Além das liberdades formais, constantes no ideário liberal
clássico, e já publicamente reclamadas no Manifesto dos mineiros, o primeiro
programa udenista reivindicava a autonomia e o pluralismo sindical, o direito
de greve, a participação dos trabalhadores nos lucros das empresas e a
instituição de conselhos de gestão nas fábricas. Em termos de políticas governamentais,
registrava uma postura favorável à reforma agrária, “através do fracionamento
das propriedades quando não devidamente aproveitadas” e à orientação da
economia para a ampliação do mercado interno. Propunha a redução de impostos
nas mercadorias de primeira necessidade, com abolição paulatina dos impostos
indiretos, substituídos pelo aumento do imposto de renda. Destacava a
prioridade aos problemas de habitação e alimentação; defendia o ensino público
gratuito e, principalmente, a previdência social (esta se transformaria em
projeto do udenista Aluísio Alves).
Na convenção nacional de 1953 a questão social não foi mais
prioritária, substituída pela ênfase no muralismo e no bacharelismo. O programa
de urgência de 1953 inscreveu como ponto principal da ação política o combate
aos prevaricadores, pela “moralização administrativa e punição dos faltosos” e
em segundo lugar sugeriu a ampla divulgação do texto da Constituição federal em
todos os estabelecimentos de ensino, a partir da escola primária, apresentando
em quinto lugar, apenas, a proposta de “luta pelo barateamento do custo de vida
e amparo ao trabalhador rural”. Não havia mais referências explícitas ao
direito de greve.
O programa oficial aprovado na convenção nacional de 1957
reforçava a visão liberal e privatista, assim como o estímulo ao capital
estrangeiro. A referência à intervenção do Estado era muito mais cautelosa do
que em 1946; vários pontos enfatizavam a “vigilância contra o abuso do poder
estatal”, defendendo, em questões específicas, a autonomia do Banco do Brasil,
a reforma cambial, a redução dos gastos improdutivos e o controle, pelo
Congresso, das emissões de papel-moeda.
O programa de 1957 insistia ainda no aperfeiçoamento da
Petrobras — “que não se confundirá com o xenofobismo dos comunistas” — e na
nacionalização dos materiais radioativos. Defendia a atuação do Ministério do
Trabalho para a “superação da luta de classes através de uma política de
associação do capital e do trabalho, nos moldes do trabalhismo cristão, que
protege o trabalhador ao mesmo tempo dos pelegos e da subversão comunista”.

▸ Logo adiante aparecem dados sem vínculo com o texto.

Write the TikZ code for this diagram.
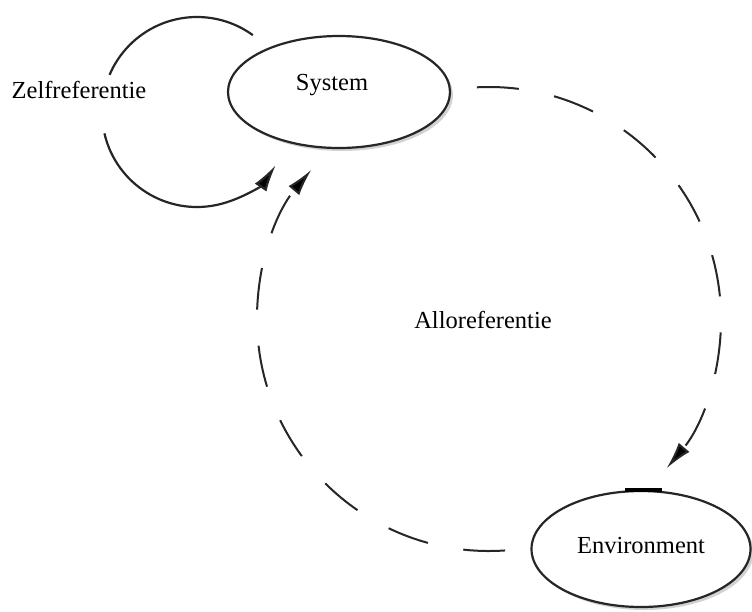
\documentclass[tikz,border=0pt]{standalone}
\usepackage{fontspec}
\setmainfont{Liberation Serif}
\usetikzlibrary{arrows.meta,shadows,shapes.geometric}
\begin{document}
\begin{tikzpicture}[x=1pt,y=-1pt,
  ell/.style={ellipse,draw=black!85,line width=2.2pt,fill=white,inner sep=0pt,
    drop shadow={shadow xshift=3pt,shadow yshift=-3pt,fill=black!35,opacity=0.5}},
  lbl/.style={font=\fontsize{24.5}{28}\selectfont,inner sep=0pt,anchor=base},
  loopline/.style={draw=black!85,line width=2.2pt},
  dashline/.style={draw=black!85,line width=2pt,dash pattern=on 42pt off 36pt},
  arr/.style={-{Latex[length=27pt,width=14pt,fill=black]}}]
\useasboundingbox (0,0) rectangle (752,611);
\node[ell,minimum width=222pt,minimum height=112pt] (sys) at (339,92) {};
\node[lbl] (systxt) at (332,90) {System};
\node[ell,minimum width=219pt,minimum height=116pt] (env) at (641,549) {};
\node[lbl] (envtxt) at (641,553) {Environment};
\draw[line width=3.5pt] ([xshift=-16pt]env.north) -- ([xshift=21pt]env.north);
\node[lbl] (zelf) at (79,98) {Zelfreferentie};
\node[lbl] (allo) at (483,328) {Alloreferentie};
\coordinate (zc) at (197,112);
\coordinate (cc) at (489,319);
\draw[loopline] ([shift={(-54:95)}]zc) arc[start angle=-54,end angle=-157,radius=95];
\draw[loopline,arr] ([shift={(167:95)}]zc) arc[start angle=167,end angle=34,radius=95];
\draw[dashline,arr] ([shift={(-93:232)}]cc) arc[start angle=-93,end angle=40,radius=232];
\draw[dashline,arr] ([shift={(86:232)}]cc) arc[start angle=86,end angle=220,radius=232];
\end{tikzpicture}
\end{document}
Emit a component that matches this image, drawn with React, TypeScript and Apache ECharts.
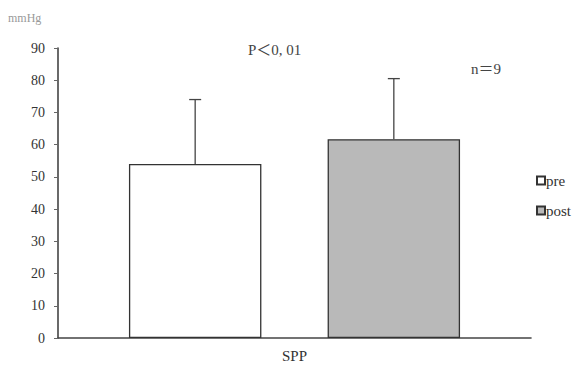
import React, { useEffect, useRef } from "react";
import * as echarts from "echarts";

const categories = ["SPP"];
const seriesNames = ["pre", "post"];
const meanValues = [54, 61.7];
const errorTops = [74, 80.5];
const yTicks = [0, 10, 20, 30, 40, 50, 60, 70, 80, 90];

const BAR_PCT = 0.28;
const GAP_PCT = 0.5;
const FONT = "'Liberation Serif', 'DejaVu Serif', 'Noto Sans CJK JP', serif";

export default function App() {
  const ref = useRef<HTMLDivElement>(null);
  useEffect(() => {
    if (!ref.current) return;
    const chart = echarts.init(ref.current, undefined, { renderer: "svg" });
    const colors = ["#ffffff", "#b9b9b9"];
    const barSeries = seriesNames.map((name, i) => ({
      name,
      type: "bar",
      data: [meanValues[i]],
      barWidth: BAR_PCT * 100 + "%",
      barGap: GAP_PCT * 100 + "%",
      itemStyle: { color: colors[i], borderColor: "#333", borderWidth: 1.3 },
      z: 2,
    }));
    const errSeries = seriesNames.map((name, i) => ({
      name: name + "-err",
      type: "custom",
      data: [[0, meanValues[i], errorTops[i]]],
      z: 3,
      renderItem: (params: any, api: any) => {
        const band = api.size([1, 0])[0];
        const bw = band * BAR_PCT;
        const gap = bw * GAP_PCT;
        const total = bw * 2 + gap;
        const base = api.coord([api.value(0), api.value(1)]);
        const top = api.coord([api.value(0), api.value(2)]);
        const cx = base[0] - total / 2 + bw / 2 + i * (bw + gap);
        const style = { stroke: "#444", lineWidth: 1.3 };
        return {
          type: "group",
          children: [
            { type: "line", shape: { x1: cx, y1: base[1], x2: cx, y2: top[1] }, style },
            { type: "line", shape: { x1: cx - 6, y1: top[1], x2: cx + 6, y2: top[1] }, style },
          ],
        };
      },
    }));
    chart.setOption({
      animation: false,
      backgroundColor: "#ffffff",
      grid: { left: 58, right: 50, top: 48, bottom: 29 },
      legend: {
        data: seriesNames,
        orient: "vertical",
        left: 531,
        top: 168,
        itemWidth: 8,
        itemHeight: 8,
        itemGap: 15,
        icon: "rect",
        textStyle: { fontFamily: FONT, fontSize: 15, color: "#333", padding: [0, 0, 0, -4] },
      },
      xAxis: {
        type: "category",
        data: categories,
        axisLine: { lineStyle: { color: "#444", width: 1.6 } },
        axisTick: { show: false },
        axisLabel: { fontFamily: FONT, fontSize: 15, color: "#333", margin: 10 },
      },
      yAxis: {
        type: "value",
        min: yTicks[0],
        max: yTicks[yTicks.length - 1],
        interval: 10,
        splitLine: { show: false },
        axisLine: { show: true, lineStyle: { color: "#444", width: 1.6 } },
        axisTick: { show: true, length: 4, lineStyle: { color: "#666" } },
        axisLabel: { fontFamily: FONT, fontSize: 14, color: "#333", margin: 13 },
      },
      graphic: [
        { type: "text", left: 8, top: 12, style: { text: "mmHg", fontFamily: FONT, fontSize: 12, fill: "#999" } },
        { type: "text", left: 248, top: 42, style: { text: "P＜0, 01", fontFamily: FONT, fontSize: 15, fill: "#444" } },
        { type: "text", left: 471, top: 61, style: { text: "n＝9", fontFamily: FONT, fontSize: 15, fill: "#444" } },
      ],
      series: [...barSeries, ...errSeries],
    });
    return () => chart.dispose();
  }, []);
  return <div ref={ref} style={{ width: 581, height: 367, position: "absolute", left: 0, top: 0 }} />;
}
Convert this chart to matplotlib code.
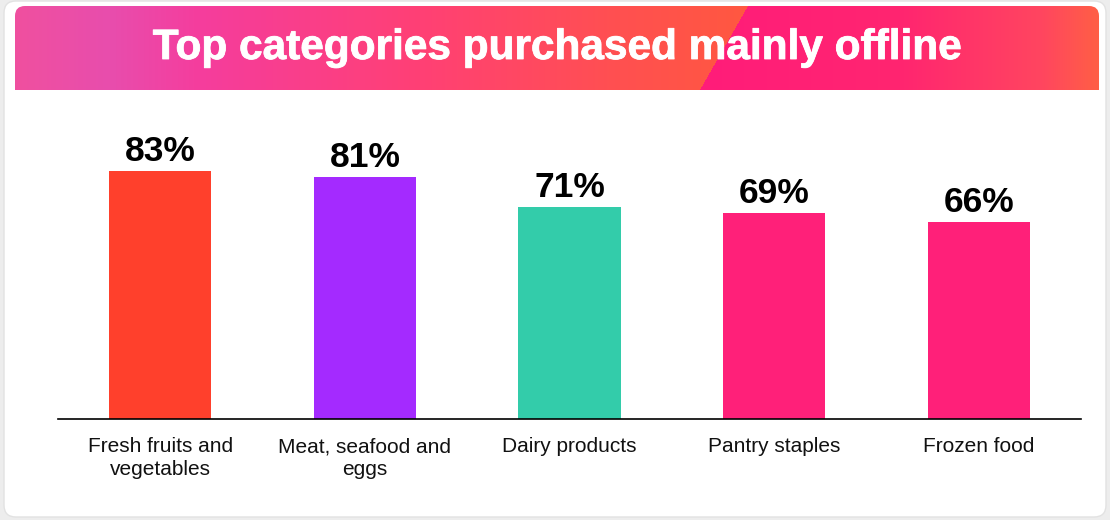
import numpy as np
import matplotlib
matplotlib.use("Agg")
import matplotlib.pyplot as plt
import matplotlib.patheffects as pe
from matplotlib.patches import FancyBboxPatch
from matplotlib.colors import to_rgb

plt.rcParams['font.family'] = ['Liberation Sans', 'DejaVu Sans']

# data
categories = ["Fresh fruits and\nvegetables", "Meat, seafood and\neggs",
              "Dairy products", "Pantry staples", "Frozen food"]
values = [83, 81, 71, 69, 66]
bar_colors = ["#FF402C", "#A42AFF", "#33CCAA", "#FF2079", "#FF2079"]
title = "Top categories purchased mainly offline"

W, H = 1110, 520
fig = plt.figure(figsize=(W / 100, H / 100), dpi=100)
fig.patch.set_facecolor("#EDEDED")

# background layer in pixel coordinates
bg = fig.add_axes([0, 0, 1, 1])
bg.set_xlim(0, W)
bg.set_ylim(H, 0)
bg.axis("off")

card = FancyBboxPatch((4 + 12, 1 + 12), 1102 - 24, 516 - 24,
                      boxstyle="round,pad=12", fc="white", ec="#E2E2E2", lw=1)
bg.add_patch(card)

# header gradient
hx0, hx1, hy0, hy1 = 15, 1099, 6, 90
xs = np.arange(hx0, hx1) + 0.5
ys = np.arange(hy0, hy1) + 0.5


def grad(stops, x):
    px = [s[0] for s in stops]
    cols = np.array([to_rgb(s[1]) for s in stops])
    return np.stack([np.interp(x, px, cols[:, i]) for i in range(3)], axis=-1)


left_stops = [(15, "#F0509F"), (110, "#E84DAD"), (200, "#F53D9D"),
              (420, "#FF4075"), (620, "#FF5050"), (750, "#FF5840")]
right_stops = [(700, "#FF1C7A"), (900, "#FF2570"), (1040, "#FF4560"), (1099, "#FF5F45")]
gl = grad(left_stops, xs)
gr = grad(right_stops, xs)
X, Y = np.meshgrid(xs, ys)
xb = 748 - (Y - 6) * 48 / 84
mask = (X > xb)[..., None]
img = np.where(mask, gr[None, :, :], gl[None, :, :])

clip = FancyBboxPatch((hx0 + 10, hy0 + 10), (hx1 - hx0) - 20, 100,
                      boxstyle="round,pad=10", fc="none", ec="none")
bg.add_patch(clip)
im = bg.imshow(img, extent=(hx0, hx1, hy1, hy0), interpolation="bilinear",
               aspect="auto", zorder=2)
im.set_clip_path(clip)
bg.text(558, 48, title, color="white", fontsize=30.5, fontweight="bold",
        ha="center", va="center", zorder=3,
        path_effects=[pe.withStroke(linewidth=0.6, foreground="white")])

# bar chart
ax = fig.add_axes([58 / W, (H - 419) / H, (1081 - 58) / W, (419 - 100) / H])
ax.set_facecolor("none")
x = np.arange(len(categories))
ax.bar(x, values, width=0.5, color=bar_colors, zorder=2)
ax.set_xlim(-0.5, len(categories) - 0.5)
ax.set_ylim(0, 319 / 2.99)
for xi, v in zip(x, values):
    ax.annotate(f"{v}%", (xi, v), xytext=(0, 7), textcoords="offset points",
                ha="center", va="baseline", fontsize=25.5, fontweight="bold",
                color="black")
ax.set_xticks(x)
ax.set_xticklabels(categories, fontsize=15, color="#111111",
                   multialignment="center", linespacing=1.25)
ax.tick_params(axis="x", length=0, pad=13)
ax.set_yticks([])
for s in ["top", "left", "right"]:
    ax.spines[s].set_visible(False)
ax.spines["bottom"].set_color("black")
ax.spines["bottom"].set_linewidth(1.2)

fig.savefig("out.png", dpi=100, facecolor=fig.get_facecolor())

Afirmava a “função estabilizadora das classes médias”, o papel agregador da
família e da Igreja, assim como defendia o “sistema de mérito” contra o
nepotismo e o “pistolão”. Defendia, igualmente, medidas de proteção e estímulo
às pequenas propriedades, a escala móvel de salários e o crédito profissional.
O programa se referia ainda à “preferência pelos impostos
diretos de incidência progressiva” mas se omitia quanto à diminuição dos
impostos indiretos ou quanto à franquia tributária em relação aos gêneros de
primeira necessidade, como advogava o programa de 1946. Havia também uma
diferença no tocante à educação: o programa de 1946 enfatizava a instrução
obrigatória e gratuita em todos os níveis, sem particularizar o ensino
religioso; o de 1957 dava ênfase à educação somente na escola primária, sem
referência específica à secundária e superior, além de defender,
explicitamente, o ensino religioso.
Em relação à reforma agrária, a UDN não manteve uma posição
constante. Em 1945 o partido apoiou o projeto apresentado pelo presidente
Dutra. Durante o governo Vargas a questão da terra não assumiu a mesma
importância que o debate sobre as questões trabalhistas, o nacionalismo e a
nova orientação da política econômica do Estado. No final do governo Kubitschek
a questão ressurgiu já em termos de conflito, sobretudo devido à atuação das
ligas camponesas. Nos primeiros anos da década de 1960 a reforma agrária se
transformou em tema polarizador e a UDN se opôs à emenda constitucional
proposta para a desapropriação, assim como às modalidades de indenização.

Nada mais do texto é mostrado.